Gabriano Shelton

Personal information
- Full name: Gabriano Jabez Shelton
- Date of birth: 27 September 2007 (age 17)
- Place of birth: England
- Position(s): Right-back, midfielder

Team information
- Current team: Liverpool

Youth career
- Years: Team
- 0000: SV Avenwedde
- 0000: PRB Gütersloh
- 0000: APOEL
- 2017: Allstars
- 2017–: Liverpool

= Gabriano Shelton =

South African soccer player (born 2006)

Gabriano Jabez Shelton (born 27 September 2007) is a footballer who plays as a right-back or midfielder for Liverpool.

==Early life==
Shelton was born in England to South African parents from Vergenoeg, East London, Eastern Cape. His father was a footballer for local side Saints Football Club in East London, and also played cricket for United Cricket Club. After the family moved to England in 2005, his father enrolled in the British Army.

Shelton attended the St Francis Xavier's College in Liverpool.

==Club career==
Shelton started his career at the age of six in Germany, where he played for SV Avenwedde and PRB Gütersloh, before his family moved to Cyprus, and he played for APOEL. He returned to England, joining local Wigan-based side Allstars in October 2017. After being scouted by Manchester City, Burnley and Liverpool, he joined the academy of the latter in December of the same year.

==International career==
Having witnessed the racial abuse suffered by Bukayo Saka, Marcus Rashford and Jadon Sancho following their penalty misses for England in the final of the UEFA Euro 2020, Shelton decided he wanted to represent South Africa at international level. While playing an academy game for Liverpool, Shelton noticed that former South African international Quinton Fortune was watching the match, and approached him to ask for advice regarding starting his international career. Fortune gave him the telephone number of South Africa under-17 manager, Duncan Crowie, and Shelton attempted to contacted him in order to express his desire to represent the nation, but initially did not hear back. Fortune also contacted former teammate, and current South African under-17 assistant manager, Aaron Mokoena, on Shelton's behalf, and Mokoena stated that Shelton would be assessed.
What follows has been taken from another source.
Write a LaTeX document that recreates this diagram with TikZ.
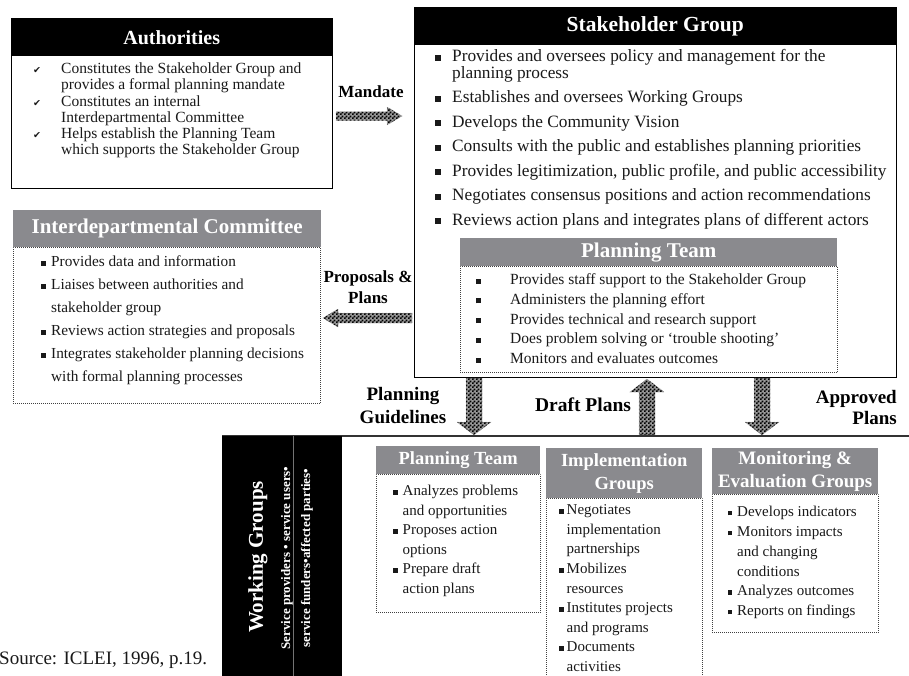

After eventually hearing back from Crowie, he was called up to the South Africa under-17 squad ahead of the 2023 U-17 Africa Cup of Nations. However, after suffering an illness and having to be hospitalised, he had no choice but to withdraw from the squad.

==Style of play==
Shelton has listed his best position as being right-back, as it gives him the opportunity to attack down the wing. He has stated that his second-best position is as a central midfielder, where he is capable of breaking up play and starting attacks.

==Personal life==
His brother, El Niño, is also a footballer, and currently also plays in the academy of Liverpool.